**Problem to work on:**
Retype all material exactly. Pictures stay out of the copy.

**Recorded data:**
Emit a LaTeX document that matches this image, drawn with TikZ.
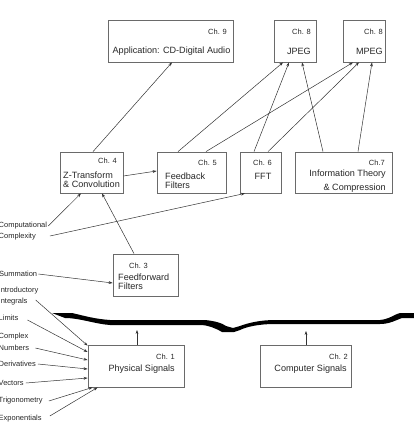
\documentclass[tikz,border=0pt]{standalone}
\usepackage{fontspec}
\setmainfont{Liberation Sans}
\usetikzlibrary{arrows.meta}
\definecolor{boxgray}{HTML}{6A6A6A}
\definecolor{txtgray}{HTML}{262626}
\definecolor{arrgray}{HTML}{333333}
\tikzset{
  box/.style={draw=boxgray, line width=0.8pt, rectangle, inner sep=0pt},
  chno/.style={inner sep=0pt, text=txtgray, font=\fontsize{7.5}{9}\selectfont},
  ttl/.style={inner sep=0pt, text=txtgray, font=\fontsize{9.1}{9.3}\selectfont},
  lbl/.style={inner sep=0pt, anchor=west, text=txtgray, font=\fontsize{7.5}{9}\selectfont},
  arr/.style={draw=arrgray, line width=0.5pt, -{Stealth[length=4pt,width=2.8pt]}}
}
\begin{document}
\begin{tikzpicture}[x=1pt,y=-1pt]
  \useasboundingbox (0,0) rectangle (414,426);
  % boxes
  \node[box, minimum width=125pt, minimum height=42pt] (ch9) at (170.5,41) {};
  \node[box, minimum width=42pt, minimum height=42pt] (jpeg) at (295,41) {};
  \node[box, minimum width=42pt, minimum height=42pt] (mpeg) at (364,41) {};
  \node[box, minimum width=63pt, minimum height=41pt] (ch4) at (91.5,172.5) {};
  \node[box, minimum width=69pt, minimum height=41pt] (ch5) at (191.5,172.5) {};
  \node[box, minimum width=41pt, minimum height=41pt] (ch6) at (260.5,172.5) {};
  \node[box, minimum width=97pt, minimum height=41pt] (ch7) at (343.5,172.5) {};
  \node[box, minimum width=65pt, minimum height=42pt] (ch3) at (145.5,275) {};
  \node[box, minimum width=96pt, minimum height=42pt] (ch1) at (136,366) {};
  \node[box, minimum width=91pt, minimum height=42pt] (ch2) at (305.5,366) {};
  % texts in boxes
  \node[chno, anchor=east] at (227,32) {Ch. 9};
  \node[ttl] at (171.5,51) {Application: CD-Digital Audio};
  \node[chno, anchor=east] at (311,32) {Ch. 8};
  \node[ttl, anchor=east] at (311,51) {JPEG};
  \node[chno, anchor=east] at (383,32) {Ch. 8};
  \node[ttl, anchor=east] at (383,51) {MPEG};
  \node[chno, anchor=east] at (117,161) {Ch. 4};
  \node[ttl, anchor=west, align=left] at (63,179.5) {Z-Transform\\\& Convolution};
  \node[chno, anchor=east] at (217,163) {Ch. 5};
  \node[ttl, anchor=west, align=left] at (165,180.5) {Feedback\\Filters};
  \node[chno, anchor=east] at (272,163) {Ch. 6};
  \node[ttl] at (263,176) {FFT};
  \node[chno, anchor=east] at (385,163) {Ch.7};
  \node[ttl, anchor=east] at (386,174) {Information Theory};
  \node[ttl, anchor=east] at (386,187.7) {\& Compression};
  \node[chno, anchor=west] at (129,266) {Ch. 3};
  \node[ttl, anchor=west, align=left] at (118,282) {Feedforward\\Filters};
  \node[chno, anchor=east] at (175,357) {Ch. 1};
  \node[ttl, anchor=east] at (175,369) {Physical Signals};
  \node[chno, anchor=east] at (348,357) {Ch. 2};
  \node[ttl, anchor=east] at (347,369) {Computer Signals};
  % side labels
  \node[lbl] (comp) at (-1.5,226) {Computational};
  \node[lbl] (cplx) at (-1.5,237) {Complexity};
  \node[lbl] (summ) at (-1,274) {Summation};
  \node[lbl] (intro) at (-1.5,291) {Introductory};
  \node[lbl] (intg) at (-1.5,302) {Integrals};
  \node[lbl] (lim) at (-1.5,318) {Limits};
  \node[lbl] (cmplx) at (-1.5,337) {Complex};
  \node[lbl] (numb) at (-1.5,348) {Numbers};
  \node[lbl] (deriv) at (-1.5,364) {Derivatives};
  \node[lbl] (vect) at (-1.5,383) {Vectors};
  \node[lbl] (trig) at (-1.5,401) {Trigonometry};
  \node[lbl] (expo) at (-1.5,419) {Exponentials};
  % brace
  \fill[black] (52,313) -- (72,313) .. controls (85,316) and (95,319) .. (110,320)
    -- (205,320) .. controls (215,321) and (222,323) .. (226,326) -- (233,328)
    -- (240,326) .. controls (248,323) and (260,320) .. (275,320)
    -- (380,320) .. controls (390,319) and (395,314) .. (400,313) -- (414,313)
    -- (414,318) -- (402,318) .. controls (396,320) and (390,324) .. (380,324)
    -- (275,324) .. controls (258,324) and (246,327) .. (240,330) -- (234,332)
    -- (222,332) .. controls (215,328) and (208,325) .. (200,325)
    -- (110,325) .. controls (95,324) and (80,318) .. (65,318) -- cycle;
  \coordinate (brL) at (137,330);
  \coordinate (brR) at (306,331);
  % connectors
  \draw[arr] ([xshift=1.5pt]ch4.north) -- ([xshift=1.5pt]ch9.south);
  \draw[arr] ([xshift=-13.5pt]ch5.north) -- ([xshift=-12pt]jpeg.south);
  \draw[arr] ([xshift=14.5pt]ch5.north) -- ([xshift=-11pt]mpeg.south);
  \draw[arr] ([xshift=-6.5pt]ch6.north) -- ([xshift=-6pt]jpeg.south);
  \draw[arr] ([xshift=7.5pt]ch6.north) -- ([xshift=-5pt]mpeg.south);
  \draw[arr] ([xshift=-20.5pt]ch7.north) -- ([xshift=7pt]jpeg.south);
  \draw[arr] ([xshift=14.5pt]ch7.north) -- ([xshift=8pt]mpeg.south);
  \draw[arr] ([yshift=-3.5pt]ch4.east) -- ([yshift=1.5pt]ch5.west);
  \draw[arr] ([xshift=1pt]comp.east) -- ([xshift=-10.5pt]ch4.south);
  \draw[arr] ([xshift=14pt,yshift=1pt]cplx.east) -- ([xshift=-15.5pt]ch6.south);
  \draw[arr] ([xshift=-11.5pt]ch3.north) -- ([xshift=10.5pt]ch4.south);
  \draw[arr] ([xshift=1pt]summ.east) -- ([yshift=-8pt]ch3.west);
  \draw[arr] ([xshift=8pt,yshift=2pt]intg.east) -- ([yshift=-1pt]ch1.north west);
  \draw[arr] ([xshift=9pt,yshift=-2pt]lim.east) -- ([yshift=14pt]ch1.west);
  \draw[arr] ([xshift=6pt]numb.east) -- ([yshift=6pt]ch1.west);
  \draw[arr] ([xshift=2pt]deriv.east) -- ([yshift=-3pt]ch1.west);
  \draw[arr] ([xshift=2pt]vect.east) -- ([yshift=-12pt]ch1.west);
  \draw[arr] ([xshift=6pt]trig.east) -- ([xshift=5pt]ch1.south west);
  \draw[arr] ([xshift=8pt,yshift=3pt]expo.east) -- ([xshift=10pt]ch1.south west);
  \draw[arr] ([xshift=1pt]ch1.north) -- (brL);
  \draw[arr] ([xshift=0.5pt]ch2.north) -- (brR);
\end{tikzpicture}
\end{document}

**Answer below:**
Emit a LaTeX document that matches this image, drawn with TikZ.
\documentclass[tikz,border=0pt]{standalone}
\usepackage{fontspec}
\setmainfont{Liberation Sans}
\usetikzlibrary{arrows.meta}
\definecolor{boxgray}{HTML}{6A6A6A}
\definecolor{txtgray}{HTML}{262626}
\definecolor{arrgray}{HTML}{333333}
\tikzset{
  box/.style={draw=boxgray, line width=0.8pt, rectangle, inner sep=0pt},
  chno/.style={inner sep=0pt, text=txtgray, font=\fontsize{7.5}{9}\selectfont},
  ttl/.style={inner sep=0pt, text=txtgray, font=\fontsize{9.1}{9.3}\selectfont},
  lbl/.style={inner sep=0pt, anchor=west, text=txtgray, font=\fontsize{7.5}{9}\selectfont},
  arr/.style={draw=arrgray, line width=0.5pt, -{Stealth[length=4pt,width=2.8pt]}}
}
\begin{document}
\begin{tikzpicture}[x=1pt,y=-1pt]
  \useasboundingbox (0,0) rectangle (414,426);
  % boxes
  \node[box, minimum width=125pt, minimum height=42pt] (ch9) at (170.5,41) {};
  \node[box, minimum width=42pt, minimum height=42pt] (jpeg) at (295,41) {};
  \node[box, minimum width=42pt, minimum height=42pt] (mpeg) at (364,41) {};
  \node[box, minimum width=63pt, minimum height=41pt] (ch4) at (91.5,172.5) {};
  \node[box, minimum width=69pt, minimum height=41pt] (ch5) at (191.5,172.5) {};
  \node[box, minimum width=41pt, minimum height=41pt] (ch6) at (260.5,172.5) {};
  \node[box, minimum width=97pt, minimum height=41pt] (ch7) at (343.5,172.5) {};
  \node[box, minimum width=65pt, minimum height=42pt] (ch3) at (145.5,275) {};
  \node[box, minimum width=96pt, minimum height=42pt] (ch1) at (136,366) {};
  \node[box, minimum width=91pt, minimum height=42pt] (ch2) at (305.5,366) {};
  % texts in boxes
  \node[chno, anchor=east] at (227,32) {Ch. 9};
  \node[ttl] at (171.5,51) {Application: CD-Digital Audio};
  \node[chno, anchor=east] at (311,32) {Ch. 8};
  \node[ttl, anchor=east] at (311,51) {JPEG};
  \node[chno, anchor=east] at (383,32) {Ch. 8};
  \node[ttl, anchor=east] at (383,51) {MPEG};
  \node[chno, anchor=east] at (117,161) {Ch. 4};
  \node[ttl, anchor=west, align=left] at (63,179.5) {Z-Transform\\\& Convolution};
  \node[chno, anchor=east] at (217,163) {Ch. 5};
  \node[ttl, anchor=west, align=left] at (165,180.5) {Feedback\\Filters};
  \node[chno, anchor=east] at (272,163) {Ch. 6};
  \node[ttl] at (263,176) {FFT};
  \node[chno, anchor=east] at (385,163) {Ch.7};
  \node[ttl, anchor=east] at (386,174) {Information Theory};
  \node[ttl, anchor=east] at (386,187.7) {\& Compression};
  \node[chno, anchor=west] at (129,266) {Ch. 3};
  \node[ttl, anchor=west, align=left] at (118,282) {Feedforward\\Filters};
  \node[chno, anchor=east] at (175,357) {Ch. 1};
  \node[ttl, anchor=east] at (175,369) {Physical Signals};
  \node[chno, anchor=east] at (348,357) {Ch. 2};
  \node[ttl, anchor=east] at (347,369) {Computer Signals};
  % side labels
  \node[lbl] (comp) at (-1.5,226) {Computational};
  \node[lbl] (cplx) at (-1.5,237) {Complexity};
  \node[lbl] (summ) at (-1,274) {Summation};
  \node[lbl] (intro) at (-1.5,291) {Introductory};
  \node[lbl] (intg) at (-1.5,302) {Integrals};
  \node[lbl] (lim) at (-1.5,318) {Limits};
  \node[lbl] (cmplx) at (-1.5,337) {Complex};
  \node[lbl] (numb) at (-1.5,348) {Numbers};
  \node[lbl] (deriv) at (-1.5,364) {Derivatives};
  \node[lbl] (vect) at (-1.5,383) {Vectors};
  \node[lbl] (trig) at (-1.5,401) {Trigonometry};
  \node[lbl] (expo) at (-1.5,419) {Exponentials};
  % brace
  \fill[black] (52,313) -- (72,313) .. controls (85,316) and (95,319) .. (110,320)
    -- (205,320) .. controls (215,321) and (222,323) .. (226,326) -- (233,328)
    -- (240,326) .. controls (248,323) and (260,320) .. (275,320)
    -- (380,320) .. controls (390,319) and (395,314) .. (400,313) -- (414,313)
    -- (414,318) -- (402,318) .. controls (396,320) and (390,324) .. (380,324)
    -- (275,324) .. controls (258,324) and (246,327) .. (240,330) -- (234,332)
    -- (222,332) .. controls (215,328) and (208,325) .. (200,325)
    -- (110,325) .. controls (95,324) and (80,318) .. (65,318) -- cycle;
  \coordinate (brL) at (137,330);
  \coordinate (brR) at (306,331);
  % connectors
  \draw[arr] ([xshift=1.5pt]ch4.north) -- ([xshift=1.5pt]ch9.south);
  \draw[arr] ([xshift=-13.5pt]ch5.north) -- ([xshift=-12pt]jpeg.south);
  \draw[arr] ([xshift=14.5pt]ch5.north) -- ([xshift=-11pt]mpeg.south);
  \draw[arr] ([xshift=-6.5pt]ch6.north) -- ([xshift=-6pt]jpeg.south);
  \draw[arr] ([xshift=7.5pt]ch6.north) -- ([xshift=-5pt]mpeg.south);
  \draw[arr] ([xshift=-20.5pt]ch7.north) -- ([xshift=7pt]jpeg.south);
  \draw[arr] ([xshift=14.5pt]ch7.north) -- ([xshift=8pt]mpeg.south);
  \draw[arr] ([yshift=-3.5pt]ch4.east) -- ([yshift=1.5pt]ch5.west);
  \draw[arr] ([xshift=1pt]comp.east) -- ([xshift=-10.5pt]ch4.south);
  \draw[arr] ([xshift=14pt,yshift=1pt]cplx.east) -- ([xshift=-15.5pt]ch6.south);
  \draw[arr] ([xshift=-11.5pt]ch3.north) -- ([xshift=10.5pt]ch4.south);
  \draw[arr] ([xshift=1pt]summ.east) -- ([yshift=-8pt]ch3.west);
  \draw[arr] ([xshift=8pt,yshift=2pt]intg.east) -- ([yshift=-1pt]ch1.north west);
  \draw[arr] ([xshift=9pt,yshift=-2pt]lim.east) -- ([yshift=14pt]ch1.west);
  \draw[arr] ([xshift=6pt]numb.east) -- ([yshift=6pt]ch1.west);
  \draw[arr] ([xshift=2pt]deriv.east) -- ([yshift=-3pt]ch1.west);
  \draw[arr] ([xshift=2pt]vect.east) -- ([yshift=-12pt]ch1.west);
  \draw[arr] ([xshift=6pt]trig.east) -- ([xshift=5pt]ch1.south west);
  \draw[arr] ([xshift=8pt,yshift=3pt]expo.east) -- ([xshift=10pt]ch1.south west);
  \draw[arr] ([xshift=1pt]ch1.north) -- (brL);
  \draw[arr] ([xshift=0.5pt]ch2.north) -- (brR);
\end{tikzpicture}
\end{document}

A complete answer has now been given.